What is asked: Set the lines down again exactly, first line through the line that contains "8.63, 7.68, 6.95];", with no pictures.

+++ Data lines +++

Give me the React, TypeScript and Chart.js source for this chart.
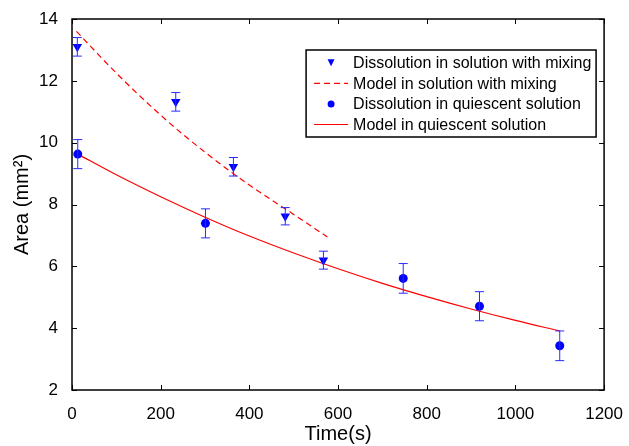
import React, { useEffect, useRef } from "react";
import { Chart, registerables } from "chart.js";

Chart.register(...registerables);

// ---- data ----
const mixTime = [12, 234, 364, 481, 567];
const mixArea = [13.1, 11.32, 9.22, 7.62, 6.2];
const mixErr = [0.3, 0.3, 0.3, 0.28, 0.29];

const quiTime = [13, 301, 747, 919, 1100];
const quiArea = [9.63, 7.39, 5.61, 4.71, 3.43];
const quiErr = [0.47, 0.47, 0.48, 0.47, 0.48];

const mixModelTime = [10, 100, 200, 300, 400, 500, 576];
const mixModelArea = [13.6, 12.25, 10.89, 9.69, 8.63, 7.68, 6.95];

const quiModelTime = [13, 100, 200, 300, 400, 500, 600, 700, 800, 900, 1000, 1100];
const quiModelArea = [9.63, 8.96, 8.25, 7.59, 6.98, 6.43, 5.92, 5.45, 5.02, 4.62, 4.25, 3.91];

const xTicks = [0, 200, 400, 600, 800, 1000, 1200];
const yTicks = [2, 4, 6, 8, 10, 12, 14];

const legendLabels = [
  "Dissolution in solution with mixing",
  "Model in solution with mixing",
  "Dissolution in quiescent solution",
  "Model in quiescent solution",
];

const FONT = "'Liberation Sans', Arial, Helvetica, sans-serif";
const BLUE = "#0000ff";
const RED = "#ff0000";

const zip = (xs: number[], ys: number[]) => xs.map((x, i) => ({ x, y: ys[i] }));

const errorBarPlugin = {
  id: "errorBars",
  afterDatasetsDraw(chart: any) {
    const { ctx, scales } = chart;
    const x = scales.x;
    const y = scales.y;
    const draw = (ts: number[], vs: number[], es: number[]) => {
      ts.forEach((t, i) => {
        const px = x.getPixelForValue(t);
        const top = y.getPixelForValue(vs[i] + es[i]);
        const bot = y.getPixelForValue(vs[i] - es[i]);
        ctx.beginPath();
        ctx.moveTo(px, top);
        ctx.lineTo(px, bot);
        ctx.moveTo(px - 4.5, top);
        ctx.lineTo(px + 4.5, top);
        ctx.moveTo(px - 4.5, bot);
        ctx.lineTo(px + 4.5, bot);
        ctx.stroke();
      });
    };
    ctx.save();
    ctx.strokeStyle = "#2a2aff";
    ctx.lineWidth = 1;
    draw(mixTime, mixArea, mixErr);
    draw(quiTime, quiArea, quiErr);
    ctx.restore();
  },
};

const framePlugin = {
  id: "frame",
  afterDraw(chart: any) {
    const { ctx, chartArea: a, scales } = chart;
    ctx.save();
    ctx.strokeStyle = "#000";
    ctx.lineWidth = 1.5;
    ctx.strokeRect(a.left, a.top, a.right - a.left, a.bottom - a.top);
    ctx.lineWidth = 1;
    ctx.beginPath();
    const tl = 5;
    xTicks.forEach((t) => {
      const px = Math.round(scales.x.getPixelForValue(t)) + 0.5;
      ctx.moveTo(px, a.bottom);
      ctx.lineTo(px, a.bottom - tl);
      ctx.moveTo(px, a.top);
      ctx.lineTo(px, a.top + tl);
    });
    yTicks.forEach((t) => {
      const py = Math.round(scales.y.getPixelForValue(t)) + 0.5;
      ctx.moveTo(a.left, py);
      ctx.lineTo(a.left + tl, py);
      ctx.moveTo(a.right, py);
      ctx.lineTo(a.right - tl, py);
    });
    ctx.stroke();

    // legend box
    const bx = a.right - 298;
    const by = a.top + 31;
    const bw = 290;
    const bh = 87;
    ctx.fillStyle = "#fff";
    ctx.fillRect(bx, by, bw, bh);
    ctx.lineWidth = 1.5;
    ctx.strokeStyle = "#000";
    ctx.strokeRect(bx, by, bw, bh);
    ctx.font = `16px ${FONT}`;
    ctx.fillStyle = "#000";
    ctx.textBaseline = "middle";
    ctx.textAlign = "left";
    const rowY = [12.7, 33.3, 54, 74.5];
    const symX = bx + 25;
    const lineX0 = bx + 8;
    const lineX1 = bx + 42;
    const textX = bx + 47;
    legendLabels.forEach((label, i) => {
      const yy = by + rowY[i];
      ctx.save();
      if (i === 0) {
        ctx.fillStyle = BLUE;
        ctx.beginPath();
        ctx.moveTo(symX - 3.5, yy - 3.5);
        ctx.lineTo(symX + 3.5, yy - 3.5);
        ctx.lineTo(symX, yy + 3.5);
        ctx.closePath();
        ctx.fill();
      } else if (i === 2) {
        ctx.fillStyle = BLUE;
        ctx.beginPath();
        ctx.arc(symX, yy, 3.5, 0, Math.PI * 2);
        ctx.fill();
      } else {
        ctx.strokeStyle = RED;
        ctx.lineWidth = 1.2;
        if (i === 1) ctx.setLineDash([6, 4]);
        ctx.beginPath();
        ctx.moveTo(lineX0, yy);
        ctx.lineTo(lineX1, yy);
        ctx.stroke();
      }
      ctx.restore();
      ctx.fillText(label, textX, yy + 1);
    });
    ctx.restore();
  },
};

export default function App() {
  const ref = useRef<HTMLCanvasElement>(null);
  useEffect(() => {
    document.body.style.margin = "0";
    const canvas = ref.current!;
    const chart = new Chart(canvas, {
      type: "scatter",
      data: {
        datasets: [
          {
            label: legendLabels[0],
            data: zip(mixTime, mixArea),
            pointStyle: "triangle",
            rotation: 180,
            pointRadius: 5.5,
            backgroundColor: BLUE,
            borderColor: BLUE,
            borderWidth: 0,
            showLine: false,
          },
          {
            label: legendLabels[1],
            data: zip(mixModelTime, mixModelArea),
            showLine: true,
            borderColor: RED,
            borderWidth: 1.2,
            borderDash: [6, 4],
            pointRadius: 0,
            cubicInterpolationMode: "monotone",
          },
          {
            label: legendLabels[2],
            data: zip(quiTime, quiArea),
            pointStyle: "circle",
            pointRadius: 4.5,
            backgroundColor: BLUE,
            borderColor: BLUE,
            borderWidth: 0,
            showLine: false,
          },
          {
            label: legendLabels[3],
            data: zip(quiModelTime, quiModelArea),
            showLine: true,
            borderColor: RED,
            borderWidth: 1.2,
            pointRadius: 0,
            cubicInterpolationMode: "monotone",
          },
        ],
      },
      options: {
        animation: false,
        responsive: false,
        devicePixelRatio: 1,
        layout: { padding: { top: 19, right: 24, left: 0, bottom: 0 } },
        plugins: {
          legend: { display: false },
          tooltip: { enabled: false },
        },
        scales: {
          x: {
            type: "linear",
            min: 0,
            max: 1200,
            afterBuildTicks: (s: any) => {
              s.ticks = xTicks.map((v) => ({ value: v }));
            },
            afterFit: (s: any) => {
              s.height = 56;
            },
            grid: { display: false },
            border: { display: false },
            ticks: {
              color: "#000",
              font: { family: FONT, size: 17 },
              padding: 6,
              maxRotation: 0,
              callback: (v: any) => String(v),
            },
            title: {
              display: true,
              text: "Time(s)",
              color: "#000",
              font: { family: FONT, size: 20 },
              padding: { top: 0, bottom: 0 },
            },
          },
          y: {
            type: "linear",
            min: 2,
            max: 14,
            afterBuildTicks: (s: any) => {
              s.ticks = yTicks.map((v) => ({ value: v }));
            },
            afterFit: (s: any) => {
              s.width = 72;
            },
            grid: { display: false },
            border: { display: false },
            ticks: {
              color: "#000",
              font: { family: FONT, size: 17 },
              padding: 6,
              callback: (v: any) => String(v),
            },
            title: {
              display: true,
              text: "Area (mm\u00B2)",
              color: "#000",
              font: { family: FONT, size: 20 },
              padding: { top: 10, bottom: 0 },
            },
          },
        },
      },
      plugins: [errorBarPlugin, framePlugin],
    } as any);
    return () => chart.destroy();
  }, []);
  return (
    <div style={{ width: 629, height: 446, background: "#fff" }}>
      <canvas ref={ref} width={629} height={446} style={{ display: "block" }} />
    </div>
  );
}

+++

Written answer:
Give me the React, TypeScript and Chart.js source for this chart.
import React, { useEffect, useRef } from "react";
import { Chart, registerables } from "chart.js";

Chart.register(...registerables);

// ---- data ----
const mixTime = [12, 234, 364, 481, 567];
const mixArea = [13.1, 11.32, 9.22, 7.62, 6.2];
const mixErr = [0.3, 0.3, 0.3, 0.28, 0.29];

const quiTime = [13, 301, 747, 919, 1100];
const quiArea = [9.63, 7.39, 5.61, 4.71, 3.43];
const quiErr = [0.47, 0.47, 0.48, 0.47, 0.48];

const mixModelTime = [10, 100, 200, 300, 400, 500, 576];
const mixModelArea = [13.6, 12.25, 10.89, 9.69, 8.63, 7.68, 6.95];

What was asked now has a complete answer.